Pengalaman hidup membentuk cara berpikir. Seorang desainer dari Tokyo, misalnya, mungkin terlatih dalam estetika minimalis dan presisi tinggi. Sementara koleganya dari Lagos, Nigeria, tumbuh dalam kultur yang merayakan warna, ekspresi, dan dinamika sosial yang kompleks. Ketika keduanya bertemu dalam satu ruang gagasan, maka terbuka peluang munculnya desain yang bukan hanya indah, tetapi juga kontekstual dan manusiawi.
Di sinilah pentingnya kerja lintas budaya. Ia melampaui sekadar tukar bahasa atau kesopanan diplomatik. Pertemuan antarbudaya memaksa kita menanggalkan ego kebenaran tunggal. Ia menantang asumsi yang selama ini kita anggap baku, dan pada saat yang sama, mengajarkan kita cara baru untuk memahami dunia.
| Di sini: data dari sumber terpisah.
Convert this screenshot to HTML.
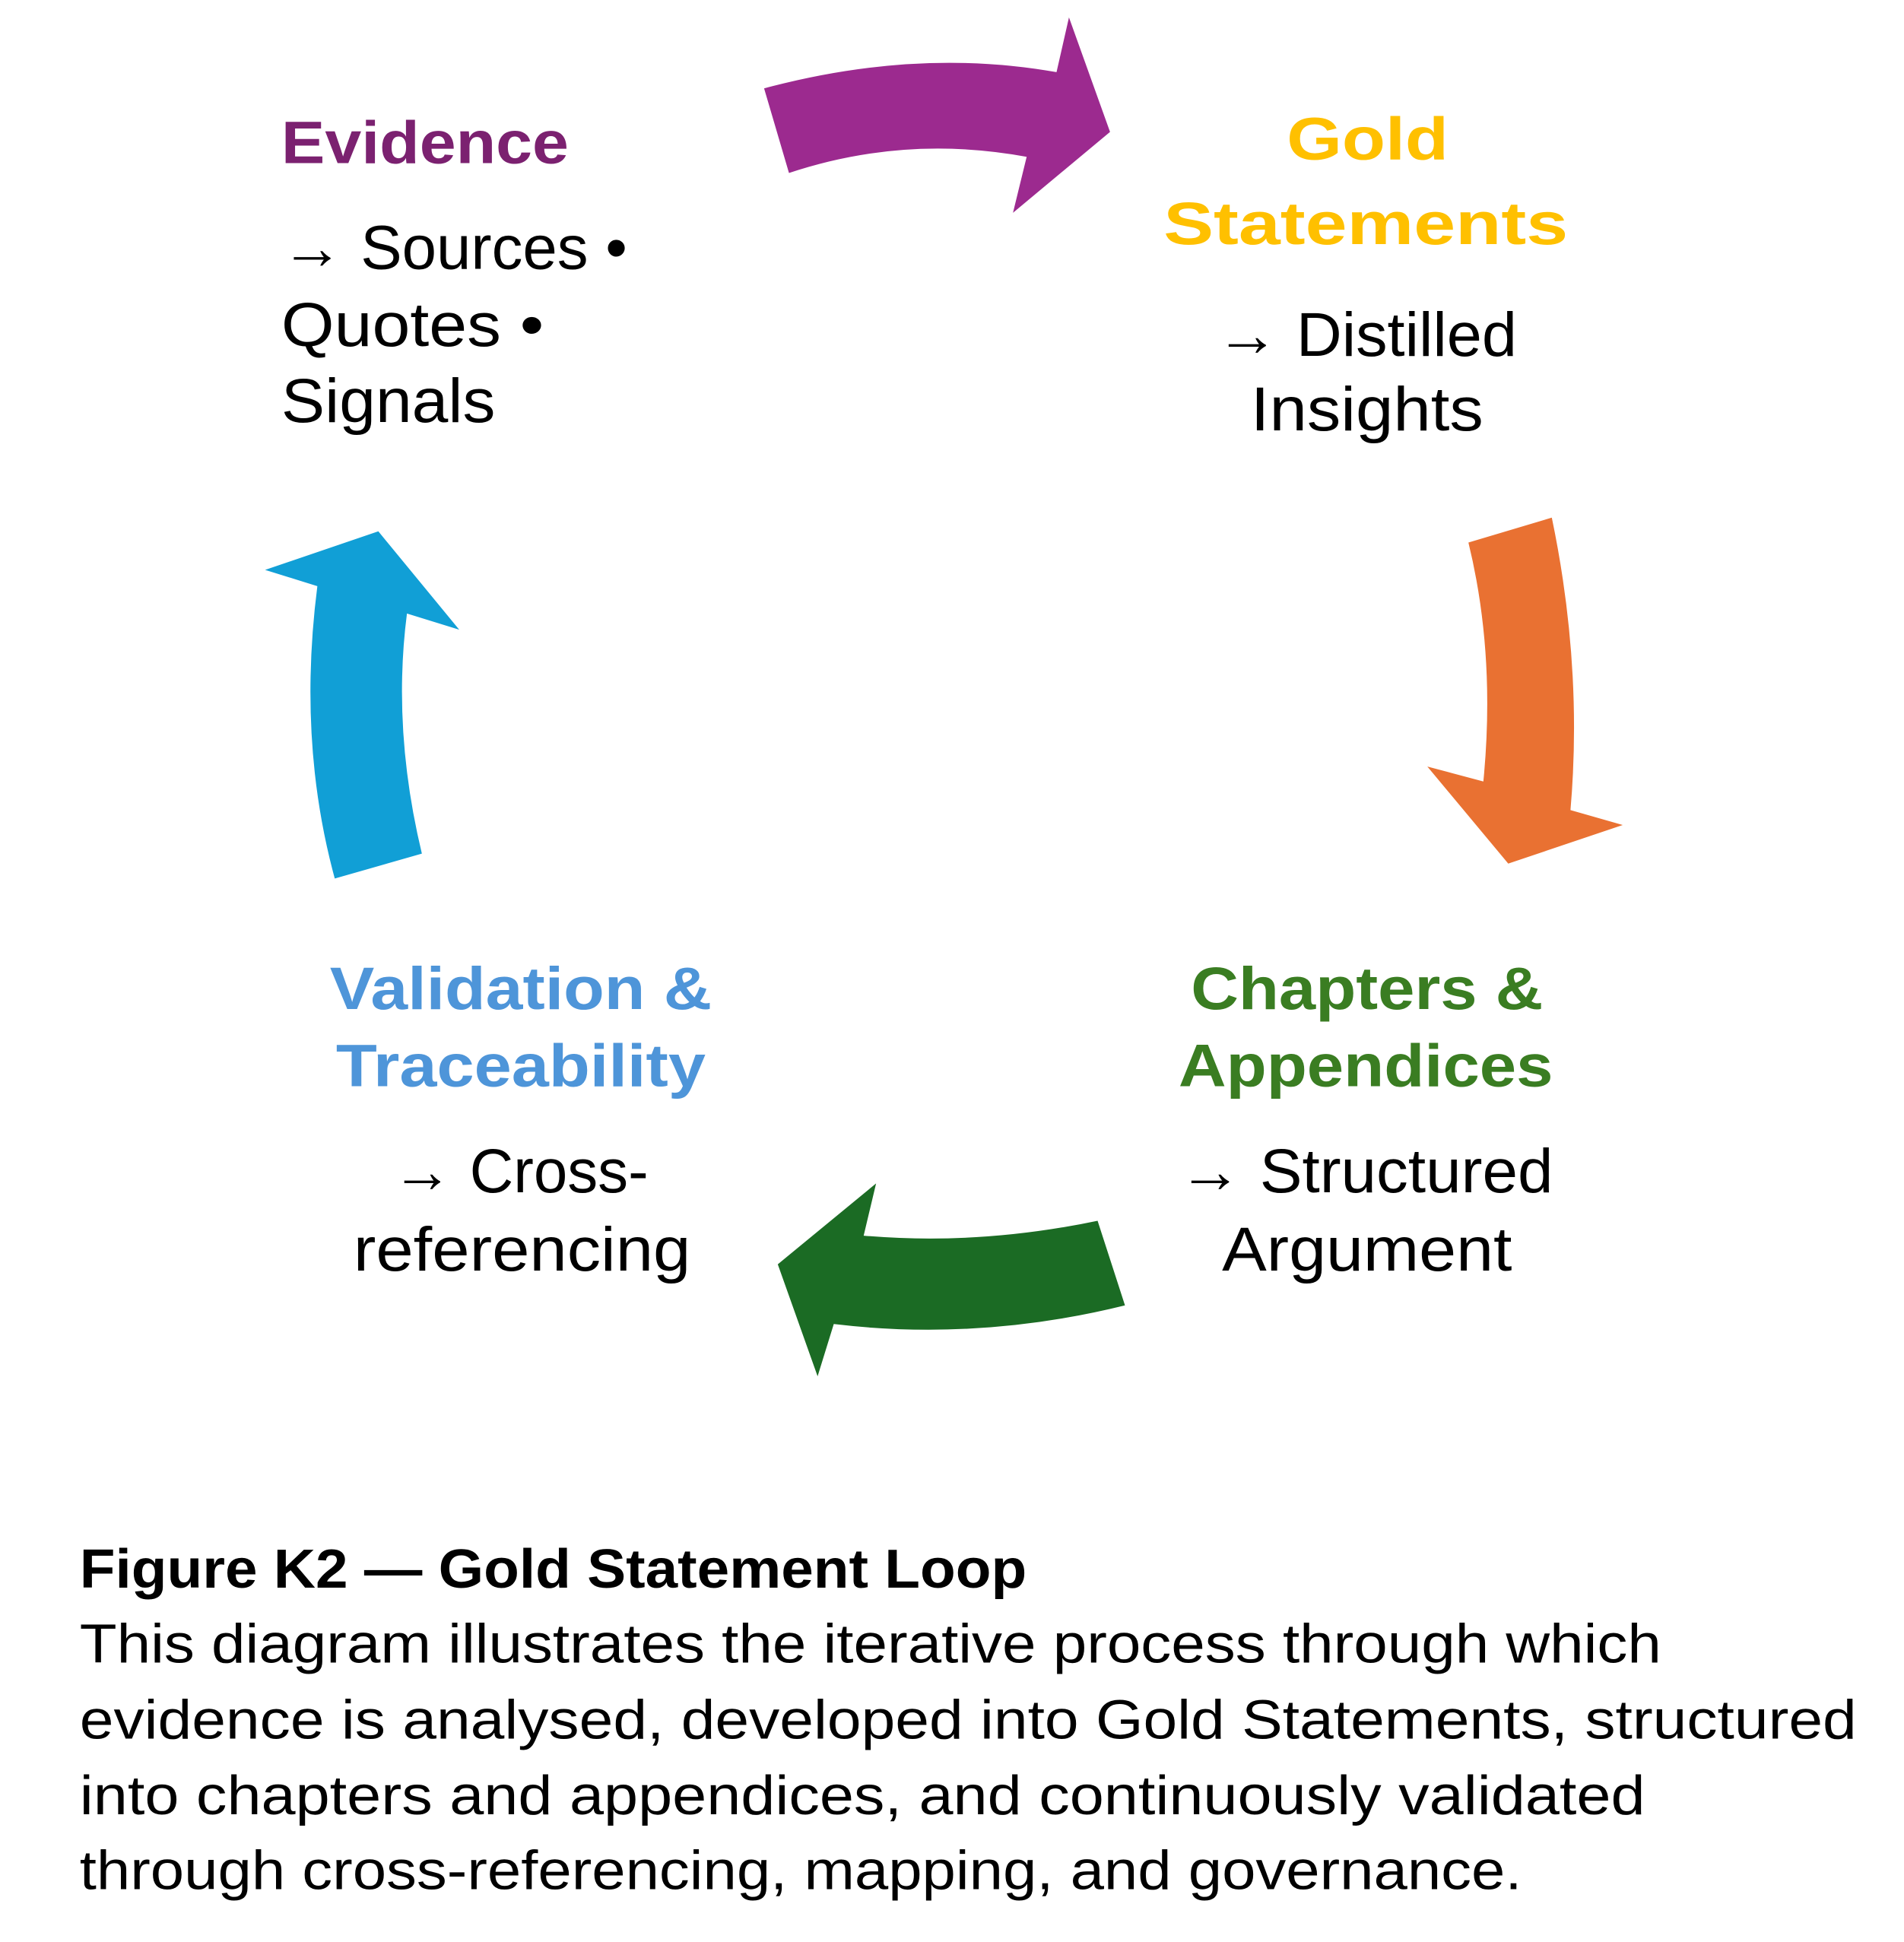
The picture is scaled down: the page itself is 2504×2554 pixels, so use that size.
<!DOCTYPE html>
<html><head><meta charset="utf-8"><style>html,body{margin:0;padding:0;background:#fff}svg{display:block}</style></head>
<body>
<svg xmlns="http://www.w3.org/2000/svg" width="2504" height="2554" viewBox="0 0 1530 1560.6" font-family="'Liberation Sans', sans-serif">
<rect width="1530" height="1561" fill="#fff"/>
<g transform="translate(-3,-4)">
<path d="M617,75 Q740,42 852,62 L862,18 L895,110 L817,175 L828,130 Q730,112 637,143 Z" fill="#9C2A8F"/>
<path d="M1183,440 L1250,420 Q1275,540 1265,655 L1307,667 L1215,698 L1150,620 L1195,632 Q1205,530 1183,440 Z" fill="#E97132"/>
<path d="M907,1053 L885,985 Q790,1005 697,997 L707,955 L628,1020 L660,1110 L673,1068 Q790,1082 907,1053 Z" fill="#1B6B24"/>
<path d="M272,710 L342,690 Q318,590 330,497 L372,510 L307,431 L216,462 L258,475 Q242,600 272,710 Z" fill="#119FD6"/>
<g font-weight="bold" font-size="48">
<text x="229" y="135" fill="#7B2170" textLength="231" lengthAdjust="spacingAndGlyphs">Evidence</text>
<text x="1037" y="132" fill="#FFC000" textLength="130" lengthAdjust="spacingAndGlyphs">Gold</text>
<text x="938" y="200" fill="#FFC000" textLength="325" lengthAdjust="spacingAndGlyphs">Statements</text>
<text x="268" y="815" fill="#4E95D9" textLength="307" lengthAdjust="spacingAndGlyphs">Validation &amp;</text>
<text x="273" y="877" fill="#4E95D9" textLength="297" lengthAdjust="spacingAndGlyphs">Traceability</text>
<text x="960" y="815" fill="#3A7D22" textLength="283" lengthAdjust="spacingAndGlyphs">Chapters &amp;</text>
<text x="950" y="877" fill="#3A7D22" textLength="301" lengthAdjust="spacingAndGlyphs">Appendices</text>
</g>
<g font-size="50" fill="#000">
<text x="229" y="220" textLength="278" lengthAdjust="spacingAndGlyphs">→ Sources •</text>
<text x="229" y="282" textLength="211" lengthAdjust="spacingAndGlyphs">Quotes •</text>
<text x="229" y="343" textLength="172" lengthAdjust="spacingAndGlyphs">Signals</text>
<text x="980" y="290" textLength="242" lengthAdjust="spacingAndGlyphs">→ Distilled</text>
<text x="1008" y="350" textLength="187" lengthAdjust="spacingAndGlyphs">Insights</text>
<text x="318" y="962" textLength="206" lengthAdjust="spacingAndGlyphs">→ Cross-</text>
<text x="287" y="1025" textLength="271" lengthAdjust="spacingAndGlyphs">referencing</text>
<text x="950" y="962" textLength="301" lengthAdjust="spacingAndGlyphs">→ Structured</text>
<text x="985" y="1025" textLength="233" lengthAdjust="spacingAndGlyphs">Argument</text>
</g>
<g font-size="44" fill="#000">
<text x="67" y="1280" font-weight="bold" textLength="761" lengthAdjust="spacingAndGlyphs">Figure K2 — Gold Statement Loop</text>
<text x="67" y="1340" textLength="1271" lengthAdjust="spacingAndGlyphs">This diagram illustrates the iterative process through which</text>
<text x="67" y="1401" textLength="1428" lengthAdjust="spacingAndGlyphs">evidence is analysed, developed into Gold Statements, structured</text>
<text x="67" y="1462" textLength="1258" lengthAdjust="spacingAndGlyphs">into chapters and appendices, and continuously validated</text>
<text x="67" y="1522" textLength="1159" lengthAdjust="spacingAndGlyphs">through cross-referencing, mapping, and governance.</text>
</g>
</g>
</svg>
</body></html>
Lihatlah bagaimana perusahaan-perusahaan global hari ini berlomba membangun tim multikultural. Google, misalnya, menjadikan keberagaman sebagai pilar inovasi. Bukan tanpa alasan. Tim yang berisi individu dari berbagai latar belakang—etnis, negara, bahkan sistem nilai—cenderung lebih tajam dalam melihat peluang dan lebih cermat dalam membaca risiko. Mereka tidak berpikir dengan pola tunggal, tetapi menawarkan spektrum alternatif.
Begitu pula dalam diplomasi, pendidikan, hingga seni. Pendekatan lintas budaya memperkaya narasi. Seorang penulis Jepang yang berkolaborasi dengan sastrawan Mesir bisa saja melahirkan karya yang menggambarkan kesunyian ala Kyoto yang beradu dengan riuhnya Kairo. Karya itu bukan hanya menjadi jembatan imajinasi, tetapi juga ruang tafsir baru bagi pembaca dari manapun.
Namun kolaborasi lintas budaya juga tak mudah. Ia menuntut kerendahan hati, kesediaan untuk mendengar sebelum berbicara, dan kemampuan untuk menunda penghakiman. Dunia yang berbeda tak selalu bisa langsung selaras. Tapi justru dalam gesekan itu, dalam ketidaksepahaman awal itulah, lahir percikan gagasan baru.
Kita hidup di zaman di mana pertemuan budaya tak bisa dihindari. Yang bisa kita pilih adalah apakah kita akan menutup diri dan tenggelam dalam suara sendiri, atau membuka diri dan tumbuh bersama dalam orkestrasi keberagaman. Karena dunia tak lagi bicara soal siapa yang paling benar, tapi siapa yang paling mampu bekerja sama di tengah perbedaan.